Take the lines beginning with the one that contains "Recreate this image" and ending with the one that contains "-20.11, -20.10, -20.09]", and set them down exactly. Omit all pictures.

***** Entries provided

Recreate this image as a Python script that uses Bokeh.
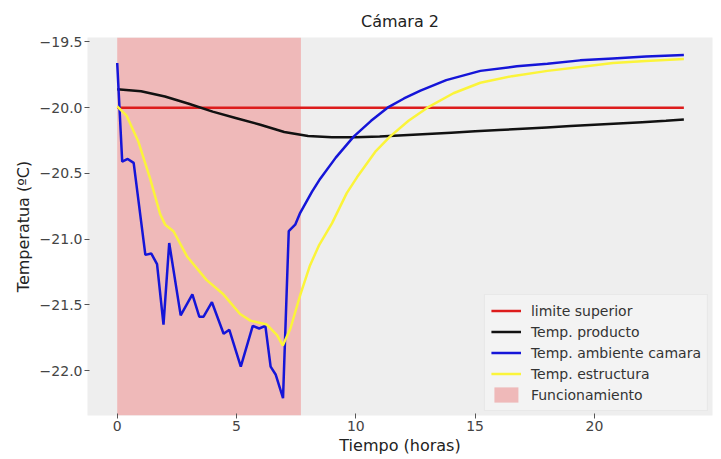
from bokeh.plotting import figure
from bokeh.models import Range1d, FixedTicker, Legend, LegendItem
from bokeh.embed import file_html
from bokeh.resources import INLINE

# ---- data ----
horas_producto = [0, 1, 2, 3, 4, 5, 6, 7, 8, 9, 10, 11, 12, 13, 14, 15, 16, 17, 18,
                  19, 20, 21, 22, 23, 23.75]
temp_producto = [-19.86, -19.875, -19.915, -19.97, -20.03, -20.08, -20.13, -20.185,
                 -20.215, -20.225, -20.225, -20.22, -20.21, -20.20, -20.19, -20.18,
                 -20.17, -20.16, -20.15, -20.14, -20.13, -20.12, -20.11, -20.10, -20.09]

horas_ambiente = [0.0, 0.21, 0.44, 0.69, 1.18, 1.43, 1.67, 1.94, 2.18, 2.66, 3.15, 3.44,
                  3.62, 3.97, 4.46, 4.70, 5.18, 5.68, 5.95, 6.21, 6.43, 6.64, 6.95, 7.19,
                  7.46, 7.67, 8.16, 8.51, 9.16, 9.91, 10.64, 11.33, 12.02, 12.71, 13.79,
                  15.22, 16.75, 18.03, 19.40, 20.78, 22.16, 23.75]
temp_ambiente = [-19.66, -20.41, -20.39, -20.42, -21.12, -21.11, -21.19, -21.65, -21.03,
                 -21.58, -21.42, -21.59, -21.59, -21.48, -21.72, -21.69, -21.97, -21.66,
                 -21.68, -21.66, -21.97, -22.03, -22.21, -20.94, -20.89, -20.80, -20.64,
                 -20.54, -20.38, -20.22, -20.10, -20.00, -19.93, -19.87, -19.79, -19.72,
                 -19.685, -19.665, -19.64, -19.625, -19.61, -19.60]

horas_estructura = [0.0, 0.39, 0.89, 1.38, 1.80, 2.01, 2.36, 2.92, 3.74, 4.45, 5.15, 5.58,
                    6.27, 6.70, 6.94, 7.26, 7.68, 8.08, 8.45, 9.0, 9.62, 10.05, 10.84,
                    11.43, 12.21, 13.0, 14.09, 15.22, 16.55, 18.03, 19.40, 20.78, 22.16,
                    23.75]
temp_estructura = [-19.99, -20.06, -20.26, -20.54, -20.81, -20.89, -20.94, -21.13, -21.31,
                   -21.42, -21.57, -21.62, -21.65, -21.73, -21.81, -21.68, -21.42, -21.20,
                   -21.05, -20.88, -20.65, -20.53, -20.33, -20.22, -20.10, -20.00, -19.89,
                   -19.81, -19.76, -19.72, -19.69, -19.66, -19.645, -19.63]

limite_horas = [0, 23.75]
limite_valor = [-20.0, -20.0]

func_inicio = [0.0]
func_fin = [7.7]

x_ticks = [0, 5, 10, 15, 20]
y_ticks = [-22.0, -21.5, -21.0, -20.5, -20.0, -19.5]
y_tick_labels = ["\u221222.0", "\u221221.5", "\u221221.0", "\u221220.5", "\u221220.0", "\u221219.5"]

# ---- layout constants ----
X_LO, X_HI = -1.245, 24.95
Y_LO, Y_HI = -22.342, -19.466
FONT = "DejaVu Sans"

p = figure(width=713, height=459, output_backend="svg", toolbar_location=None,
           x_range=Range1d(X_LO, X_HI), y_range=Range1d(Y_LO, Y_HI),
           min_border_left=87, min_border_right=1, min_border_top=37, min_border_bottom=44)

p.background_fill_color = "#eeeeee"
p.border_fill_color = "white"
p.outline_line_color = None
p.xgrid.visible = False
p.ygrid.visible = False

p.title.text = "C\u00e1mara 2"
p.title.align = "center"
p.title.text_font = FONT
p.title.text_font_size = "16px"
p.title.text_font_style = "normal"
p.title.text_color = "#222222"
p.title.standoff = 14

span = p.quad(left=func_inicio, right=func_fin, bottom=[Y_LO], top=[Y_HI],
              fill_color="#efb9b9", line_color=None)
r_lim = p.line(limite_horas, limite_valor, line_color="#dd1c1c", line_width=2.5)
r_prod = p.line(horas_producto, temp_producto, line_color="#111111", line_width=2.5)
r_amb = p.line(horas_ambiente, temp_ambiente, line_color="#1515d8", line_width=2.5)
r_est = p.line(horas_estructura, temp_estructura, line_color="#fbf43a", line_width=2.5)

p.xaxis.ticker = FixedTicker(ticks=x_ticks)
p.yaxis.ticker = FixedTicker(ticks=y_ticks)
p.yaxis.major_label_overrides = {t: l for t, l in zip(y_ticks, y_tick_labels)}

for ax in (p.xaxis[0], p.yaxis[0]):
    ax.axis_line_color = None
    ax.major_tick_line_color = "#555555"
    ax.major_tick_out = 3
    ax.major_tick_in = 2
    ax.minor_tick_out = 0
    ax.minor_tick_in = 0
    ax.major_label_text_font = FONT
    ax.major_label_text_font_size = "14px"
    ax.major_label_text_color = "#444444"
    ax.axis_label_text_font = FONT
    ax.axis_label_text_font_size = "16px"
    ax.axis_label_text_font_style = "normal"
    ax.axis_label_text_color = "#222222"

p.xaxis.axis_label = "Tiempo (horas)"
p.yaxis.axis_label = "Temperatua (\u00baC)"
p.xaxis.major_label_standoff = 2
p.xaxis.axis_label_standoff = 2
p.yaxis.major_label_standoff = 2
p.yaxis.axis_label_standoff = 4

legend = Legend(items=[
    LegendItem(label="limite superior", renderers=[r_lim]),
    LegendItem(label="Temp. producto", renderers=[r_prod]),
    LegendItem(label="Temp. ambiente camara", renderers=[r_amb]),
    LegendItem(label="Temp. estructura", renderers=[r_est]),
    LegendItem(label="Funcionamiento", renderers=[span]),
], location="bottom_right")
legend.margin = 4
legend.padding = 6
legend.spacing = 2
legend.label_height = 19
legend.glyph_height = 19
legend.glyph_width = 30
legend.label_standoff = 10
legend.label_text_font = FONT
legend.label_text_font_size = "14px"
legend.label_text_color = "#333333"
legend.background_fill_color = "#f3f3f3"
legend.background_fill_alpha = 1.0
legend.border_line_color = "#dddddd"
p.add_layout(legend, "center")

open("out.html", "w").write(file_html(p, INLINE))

**********
***** Entries provided

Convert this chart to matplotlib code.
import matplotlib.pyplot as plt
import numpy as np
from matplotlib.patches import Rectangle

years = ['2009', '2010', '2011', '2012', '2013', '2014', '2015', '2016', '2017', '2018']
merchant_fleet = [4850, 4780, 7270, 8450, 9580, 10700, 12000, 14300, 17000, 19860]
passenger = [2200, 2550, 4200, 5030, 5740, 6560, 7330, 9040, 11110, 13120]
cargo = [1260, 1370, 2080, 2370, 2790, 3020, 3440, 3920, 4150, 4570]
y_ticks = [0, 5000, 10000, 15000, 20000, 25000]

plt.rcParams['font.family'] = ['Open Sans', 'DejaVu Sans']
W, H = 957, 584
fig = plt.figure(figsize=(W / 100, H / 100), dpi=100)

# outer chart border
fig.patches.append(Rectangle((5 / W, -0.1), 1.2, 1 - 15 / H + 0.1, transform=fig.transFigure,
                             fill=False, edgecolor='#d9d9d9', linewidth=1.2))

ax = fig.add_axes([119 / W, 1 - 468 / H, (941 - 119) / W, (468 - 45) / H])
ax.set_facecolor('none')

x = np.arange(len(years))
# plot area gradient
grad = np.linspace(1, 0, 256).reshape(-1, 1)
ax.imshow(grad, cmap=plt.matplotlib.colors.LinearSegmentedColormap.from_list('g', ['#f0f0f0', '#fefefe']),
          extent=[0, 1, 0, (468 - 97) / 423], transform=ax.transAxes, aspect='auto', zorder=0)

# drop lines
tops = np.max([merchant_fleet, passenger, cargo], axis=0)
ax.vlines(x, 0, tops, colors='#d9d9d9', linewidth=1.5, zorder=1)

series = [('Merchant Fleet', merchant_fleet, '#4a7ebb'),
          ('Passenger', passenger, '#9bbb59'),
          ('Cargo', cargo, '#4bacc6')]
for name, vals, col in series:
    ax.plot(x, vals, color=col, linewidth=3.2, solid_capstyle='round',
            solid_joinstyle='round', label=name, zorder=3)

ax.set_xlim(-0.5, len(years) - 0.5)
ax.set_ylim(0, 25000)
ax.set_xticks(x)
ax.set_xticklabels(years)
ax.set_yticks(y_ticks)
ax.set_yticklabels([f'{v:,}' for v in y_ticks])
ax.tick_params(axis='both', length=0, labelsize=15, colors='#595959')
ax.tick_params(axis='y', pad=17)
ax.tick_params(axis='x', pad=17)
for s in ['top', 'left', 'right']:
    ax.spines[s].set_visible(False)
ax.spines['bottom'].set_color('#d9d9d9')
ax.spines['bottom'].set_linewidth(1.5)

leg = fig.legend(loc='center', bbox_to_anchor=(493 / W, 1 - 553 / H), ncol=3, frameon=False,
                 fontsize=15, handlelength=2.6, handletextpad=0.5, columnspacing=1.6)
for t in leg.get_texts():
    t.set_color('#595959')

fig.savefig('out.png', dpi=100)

**********
***** Entries provided

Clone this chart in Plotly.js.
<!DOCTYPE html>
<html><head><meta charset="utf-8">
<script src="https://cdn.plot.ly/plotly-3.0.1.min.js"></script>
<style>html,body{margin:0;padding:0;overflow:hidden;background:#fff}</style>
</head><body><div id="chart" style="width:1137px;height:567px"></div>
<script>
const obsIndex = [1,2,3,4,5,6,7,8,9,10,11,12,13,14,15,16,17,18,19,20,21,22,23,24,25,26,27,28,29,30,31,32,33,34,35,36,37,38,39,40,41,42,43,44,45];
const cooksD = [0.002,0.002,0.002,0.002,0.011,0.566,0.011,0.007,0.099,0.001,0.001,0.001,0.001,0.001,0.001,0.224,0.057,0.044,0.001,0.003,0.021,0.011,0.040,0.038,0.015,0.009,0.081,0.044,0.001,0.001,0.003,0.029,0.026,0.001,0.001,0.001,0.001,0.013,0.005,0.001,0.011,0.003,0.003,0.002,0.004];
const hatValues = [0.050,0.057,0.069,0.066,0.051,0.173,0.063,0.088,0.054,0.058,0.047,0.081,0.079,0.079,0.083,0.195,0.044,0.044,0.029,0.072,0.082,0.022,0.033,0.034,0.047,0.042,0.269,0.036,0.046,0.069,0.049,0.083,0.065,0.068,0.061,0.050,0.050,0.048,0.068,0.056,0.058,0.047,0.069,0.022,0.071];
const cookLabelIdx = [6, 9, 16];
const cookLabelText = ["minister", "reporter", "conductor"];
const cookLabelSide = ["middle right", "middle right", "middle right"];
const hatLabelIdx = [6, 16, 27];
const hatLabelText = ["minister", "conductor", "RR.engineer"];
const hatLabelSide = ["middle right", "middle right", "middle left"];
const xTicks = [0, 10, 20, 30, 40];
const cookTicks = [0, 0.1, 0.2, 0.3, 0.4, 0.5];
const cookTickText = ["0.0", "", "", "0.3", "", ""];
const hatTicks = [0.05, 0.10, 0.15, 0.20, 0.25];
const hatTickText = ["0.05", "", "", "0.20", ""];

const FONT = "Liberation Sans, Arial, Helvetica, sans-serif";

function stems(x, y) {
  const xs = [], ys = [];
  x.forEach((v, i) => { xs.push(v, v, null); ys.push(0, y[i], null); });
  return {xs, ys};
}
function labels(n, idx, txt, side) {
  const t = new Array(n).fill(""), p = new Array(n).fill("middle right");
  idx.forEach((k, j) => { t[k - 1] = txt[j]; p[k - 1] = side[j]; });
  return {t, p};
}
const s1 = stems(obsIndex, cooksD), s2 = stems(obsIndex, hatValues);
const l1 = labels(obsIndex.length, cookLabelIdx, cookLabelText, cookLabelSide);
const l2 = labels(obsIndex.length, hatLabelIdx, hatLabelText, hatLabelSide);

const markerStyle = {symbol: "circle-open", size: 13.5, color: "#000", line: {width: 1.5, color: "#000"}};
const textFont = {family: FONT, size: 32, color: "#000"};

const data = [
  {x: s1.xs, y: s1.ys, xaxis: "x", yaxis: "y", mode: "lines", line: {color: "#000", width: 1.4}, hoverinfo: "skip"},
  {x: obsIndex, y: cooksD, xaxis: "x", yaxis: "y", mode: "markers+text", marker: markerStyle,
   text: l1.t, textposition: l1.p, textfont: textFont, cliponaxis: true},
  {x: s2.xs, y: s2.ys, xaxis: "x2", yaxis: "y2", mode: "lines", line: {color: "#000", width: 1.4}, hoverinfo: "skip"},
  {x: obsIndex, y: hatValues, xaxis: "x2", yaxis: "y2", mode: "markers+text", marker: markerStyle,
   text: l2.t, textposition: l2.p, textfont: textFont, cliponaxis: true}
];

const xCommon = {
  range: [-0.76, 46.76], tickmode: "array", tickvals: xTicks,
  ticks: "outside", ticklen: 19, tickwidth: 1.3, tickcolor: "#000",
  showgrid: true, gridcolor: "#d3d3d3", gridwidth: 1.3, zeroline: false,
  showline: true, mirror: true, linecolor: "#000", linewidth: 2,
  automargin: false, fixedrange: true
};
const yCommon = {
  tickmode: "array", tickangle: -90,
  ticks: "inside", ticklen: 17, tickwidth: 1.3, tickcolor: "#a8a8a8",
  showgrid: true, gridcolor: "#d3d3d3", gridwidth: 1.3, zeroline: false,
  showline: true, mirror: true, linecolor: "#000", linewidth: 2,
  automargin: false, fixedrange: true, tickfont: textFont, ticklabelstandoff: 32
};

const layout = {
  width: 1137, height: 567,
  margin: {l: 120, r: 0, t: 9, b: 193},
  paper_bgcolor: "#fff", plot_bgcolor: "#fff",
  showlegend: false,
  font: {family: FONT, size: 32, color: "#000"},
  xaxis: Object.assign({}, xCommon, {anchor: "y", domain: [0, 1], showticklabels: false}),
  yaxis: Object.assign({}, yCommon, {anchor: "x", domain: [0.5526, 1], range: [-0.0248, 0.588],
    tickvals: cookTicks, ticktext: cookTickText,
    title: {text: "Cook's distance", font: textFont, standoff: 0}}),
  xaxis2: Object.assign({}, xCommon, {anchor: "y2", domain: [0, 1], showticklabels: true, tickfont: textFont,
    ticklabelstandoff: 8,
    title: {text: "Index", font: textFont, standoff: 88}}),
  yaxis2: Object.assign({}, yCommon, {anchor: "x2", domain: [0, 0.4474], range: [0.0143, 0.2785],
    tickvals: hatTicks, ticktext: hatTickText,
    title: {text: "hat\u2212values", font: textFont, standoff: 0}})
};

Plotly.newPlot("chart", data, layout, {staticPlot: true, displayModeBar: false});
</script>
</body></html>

**********

> _Answer to this exercise_
Recreate this image as a Python script that uses Bokeh.
from bokeh.plotting import figure
from bokeh.models import Range1d, FixedTicker, Legend, LegendItem
from bokeh.embed import file_html
from bokeh.resources import INLINE

# ---- data ----
horas_producto = [0, 1, 2, 3, 4, 5, 6, 7, 8, 9, 10, 11, 12, 13, 14, 15, 16, 17, 18,
                  19, 20, 21, 22, 23, 23.75]
temp_producto = [-19.86, -19.875, -19.915, -19.97, -20.03, -20.08, -20.13, -20.185,
                 -20.215, -20.225, -20.225, -20.22, -20.21, -20.20, -20.19, -20.18,
                 -20.17, -20.16, -20.15, -20.14, -20.13, -20.12, -20.11, -20.10, -20.09]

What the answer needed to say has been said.